**PROBLEM REQUIREMENTS:**
Find the lines holding the string "this" in the data, then copy all of them.

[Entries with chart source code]
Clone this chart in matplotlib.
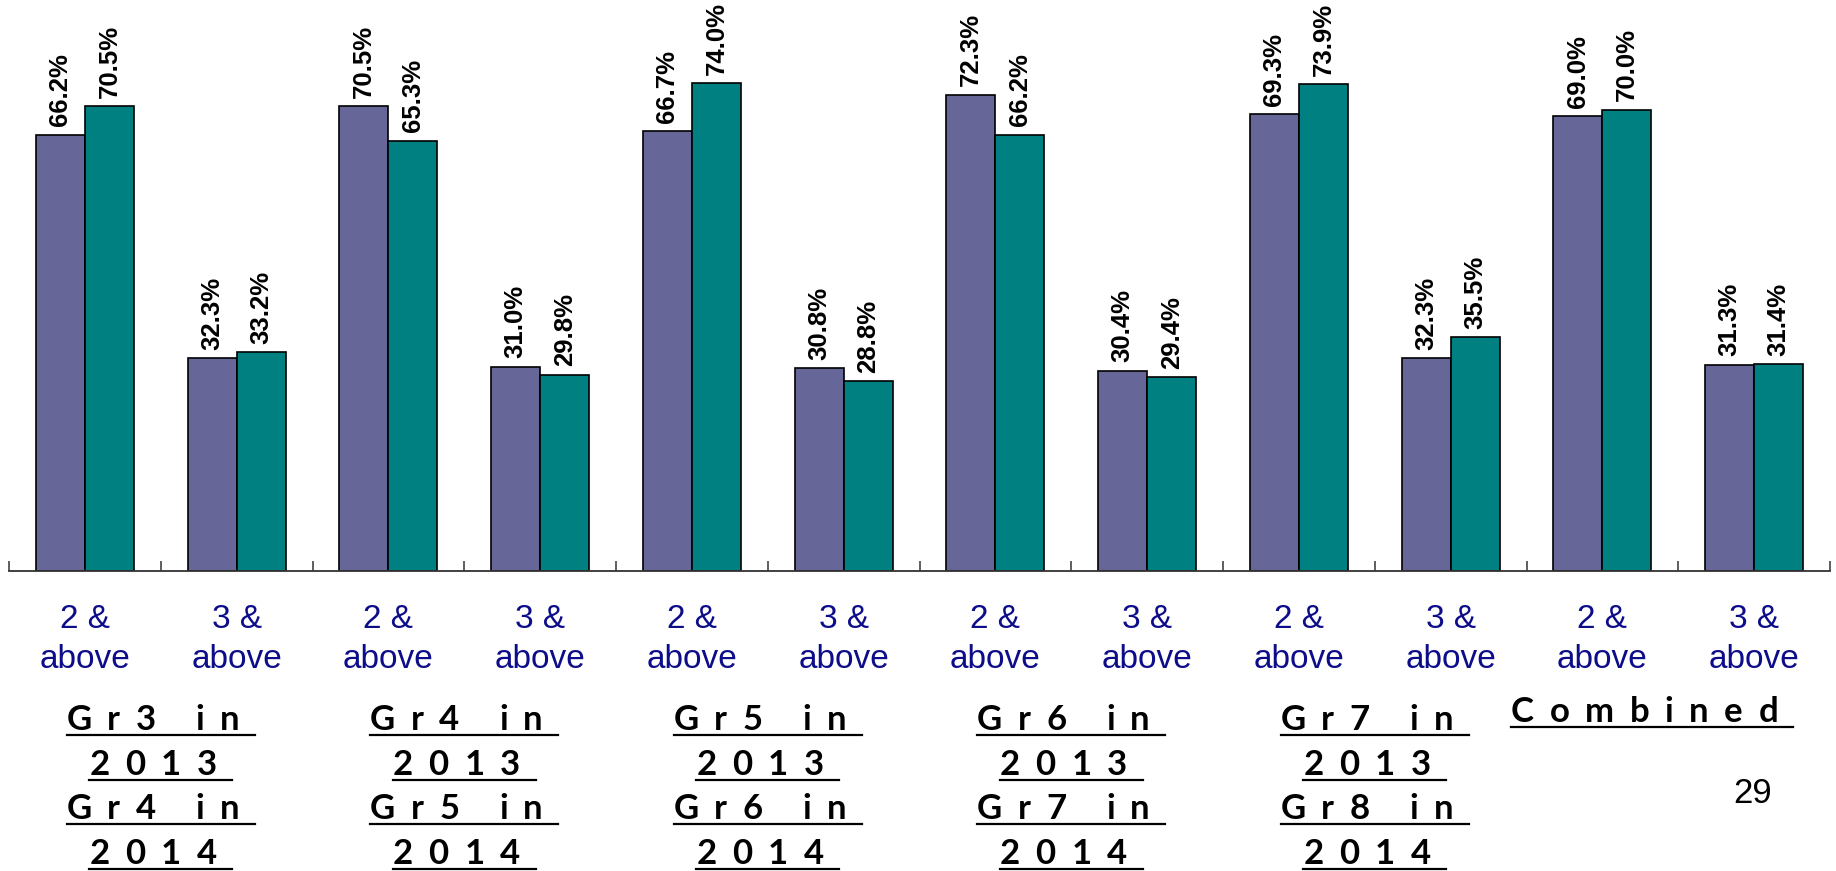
import numpy as np
import matplotlib
matplotlib.use('Agg')
import matplotlib.pyplot as plt
from matplotlib.font_manager import FontProperties, findfont, get_font
from matplotlib.transforms import IdentityTransform
from matplotlib.lines import Line2D

# data
categories = ['2 &\nabove', '3 &\nabove'] * 6
vals_2013 = [66.2, 32.3, 70.5, 31.0, 66.7, 30.8, 72.3, 30.4, 69.3, 32.3, 69.0, 31.3]
vals_2014 = [70.5, 33.2, 65.3, 29.8, 74.0, 28.8, 66.2, 29.4, 73.9, 35.5, 70.0, 31.4]
group_labels = [
    ['Gr3 in', '2013', 'Gr4 in', '2014'],
    ['Gr4 in', '2013', 'Gr5 in', '2014'],
    ['Gr5 in', '2013', 'Gr6 in', '2014'],
    ['Gr6 in', '2013', 'Gr7 in', '2014'],
    ['Gr7 in', '2013', 'Gr8 in', '2014'],
    ['Combined'],
]
page_number = '29'

W, H, DPI = 1836, 871, 100
PURPLE = '#666699'
TEAL = '#008080'
NAVY = '#0d0d8a'

fig = plt.figure(figsize=(W / DPI, H / DPI), dpi=DPI)
ax = fig.add_axes([9 / W, 300 / H, (1830 - 9) / W, 571 / H])

x = np.arange(len(categories))
bw = 0.323
ax.bar(x - bw / 2, vals_2013, bw, color=PURPLE, edgecolor='black', linewidth=1.2)
ax.bar(x + bw / 2, vals_2014, bw, color=TEAL, edgecolor='black', linewidth=1.2)

for xs, vs in [(x - bw / 2, vals_2013), (x + bw / 2, vals_2014)]:
    for xi, v in zip(xs, vs):
        ax.annotate(f'{v:.1f}%', (xi, v), xytext=(0, 6), textcoords='offset points',
                    rotation=90, ha='center', va='bottom', fontsize=18.5,
                    fontweight='bold', family='Liberation Sans')

ax.set_xlim(-0.5, len(categories) - 0.5)
ax.set_ylim(0, 571 / 6.59)
for s in ['top', 'left', 'right']:
    ax.spines[s].set_visible(False)
ax.spines['bottom'].set_color('#333333')
ax.spines['bottom'].set_linewidth(1.3)
ax.set_yticks([])
ax.set_xticks(np.arange(-0.5, len(categories), 1.0))
ax.set_xticklabels([])
ax.tick_params(axis='x', direction='in', length=7.5, width=1.1, color='#333333')

# category labels under the axis (each line on its own baseline)
to_pix = IdentityTransform()
for xi, lab in zip(x, categories):
    cx = ax.transData.transform((xi, 0))[0]
    l1, l2 = lab.split('\n')
    fig.text(cx, H - 628, l1, transform=to_pix, ha='center', va='baseline',
             fontsize=24, color=NAVY, family='Liberation Sans')
    fig.text(cx, H - 668, l2, transform=to_pix, ha='center', va='baseline',
             fontsize=24, color=NAVY, family='Liberation Sans')

# group labels: bold, letter spaced, underlined
grp_prop = FontProperties(family='Lato', weight='bold', size=25)
grp_font = get_font(findfont(grp_prop))
grp_font.set_size(25, DPI)


def spaced_text(cx, y, s, track=15.5):
    advs = [grp_font.load_char(ord(c)).linearHoriAdvance / 65536 + track for c in s]
    total = sum(advs)
    x0 = cx - total / 2
    xp = x0
    for c, a in zip(s, advs):
        fig.text(xp, y, c, transform=to_pix, fontproperties=grp_prop,
                 ha='left', va='baseline')
        xp += a
    fig.add_artist(Line2D([x0, x0 + total], [y - 5, y - 5], transform=to_pix,
                          color='black', lw=1.6))


rows_y = [H - 730, H - 775, H - 819, H - 864]
for gi, rows in enumerate(group_labels):
    cx = ax.transData.transform((2 * gi + 0.5, 0))[0]
    if len(rows) == 1:
        spaced_text(cx - 26, H - 722, rows[0])
    else:
        for r, y in zip(rows, rows_y):
            spaced_text(cx, y, r)

fig.text(1753, H - 803, page_number, transform=to_pix, ha='center', va='baseline',
         fontsize=25, family='Liberation Sans')

fig.savefig('out.png', dpi=DPI)
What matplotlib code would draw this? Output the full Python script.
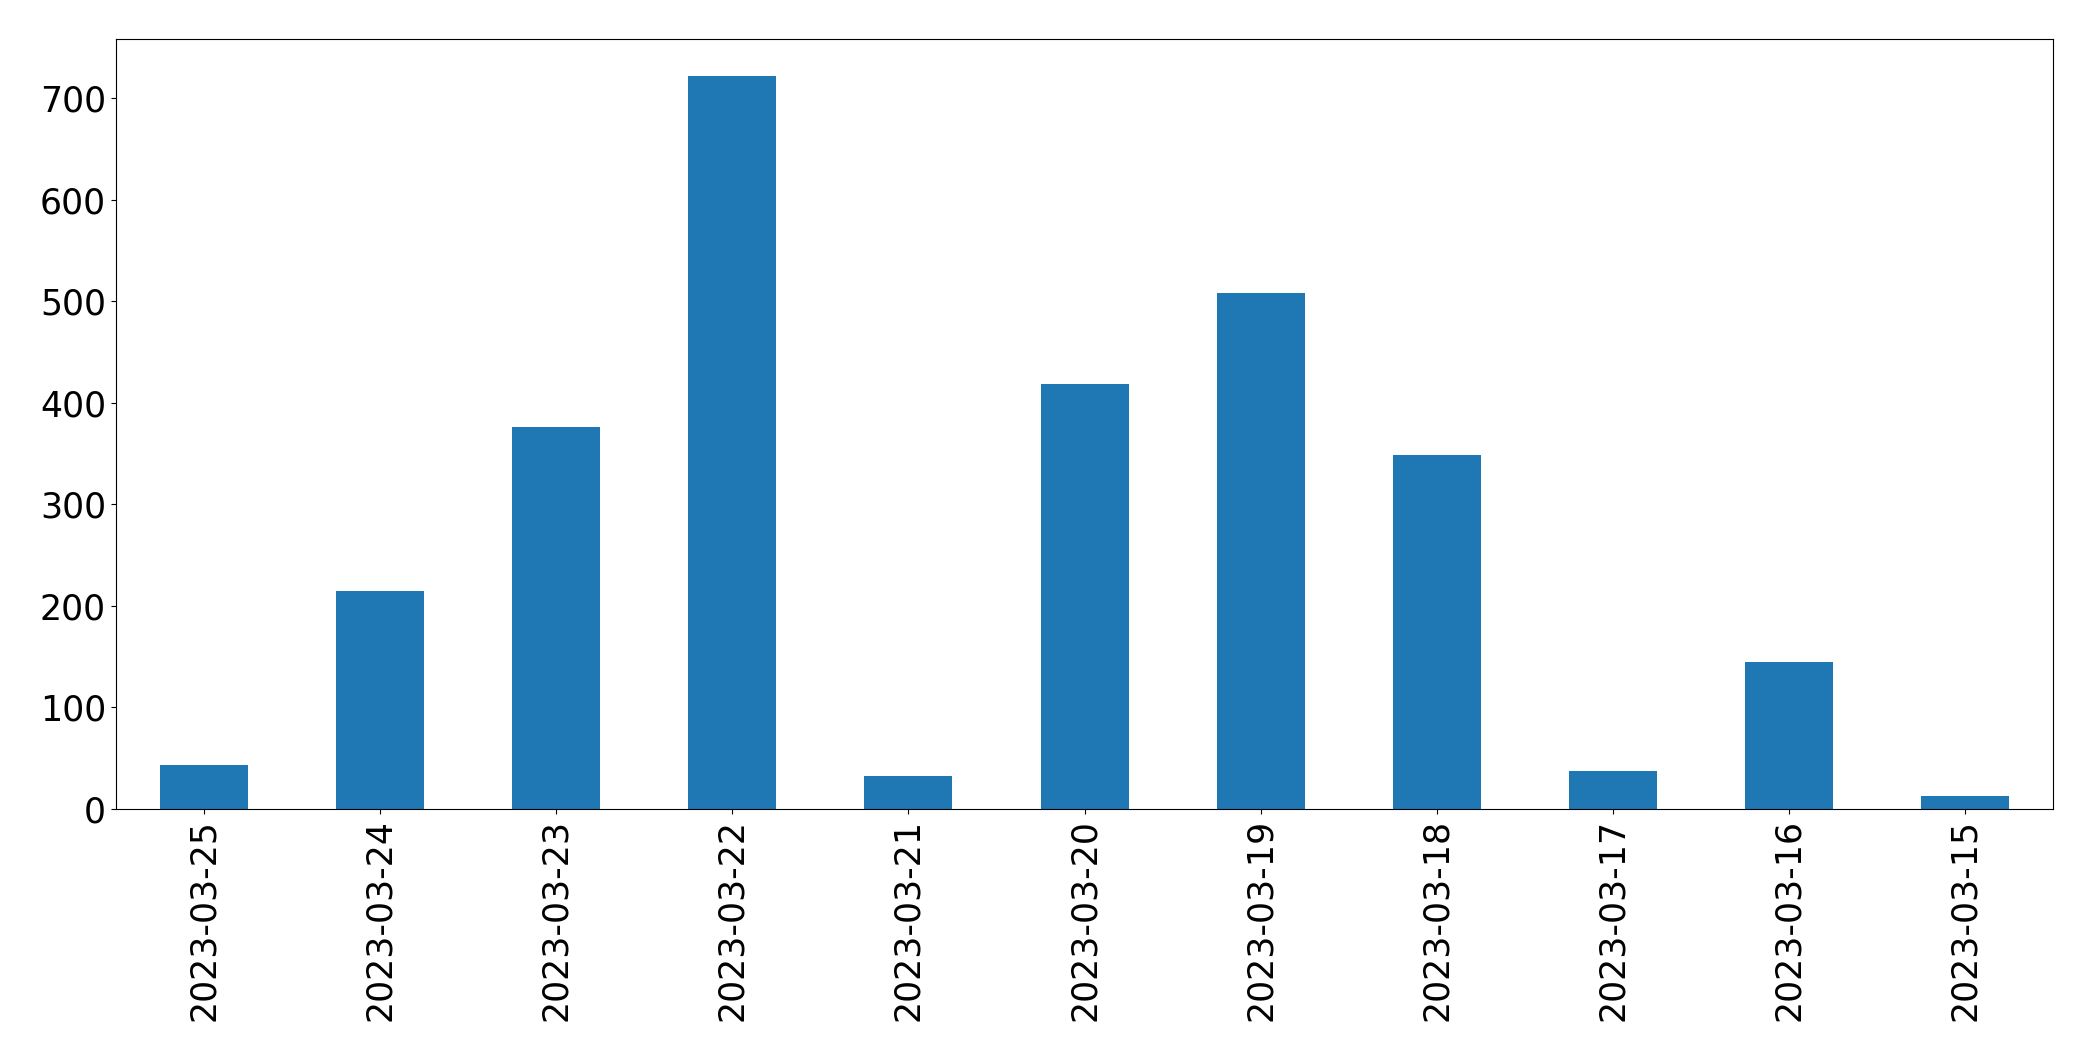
import matplotlib
matplotlib.use('Agg')
import matplotlib.pyplot as plt

# daily counts, newest first (as in the reference)
dates = ['2023-03-25', '2023-03-24', '2023-03-23', '2023-03-22', '2023-03-21',
         '2023-03-20', '2023-03-19', '2023-03-18', '2023-03-17', '2023-03-16',
         '2023-03-15']
counts = [43, 215, 376, 722, 33, 419, 508, 349, 37, 145, 13]

fig = plt.figure(figsize=(20.93, 10.61), dpi=100)
ax = fig.add_axes([0.0553, 0.2375, 0.9258, 0.7255])

x = range(len(dates))
ax.bar(x, counts, width=0.5, color='#1f77b4')
ax.set_xlim(-0.5, len(dates) - 0.5)
ax.set_xticks(list(x))
ax.set_xticklabels(dates, rotation=90)
ax.tick_params(axis='both', labelsize=25)

fig.savefig('out.png', dpi=100)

**EXERCISE SOLUTION:**
Clone this chart in matplotlib.
What matplotlib code would draw this? Output the full Python script.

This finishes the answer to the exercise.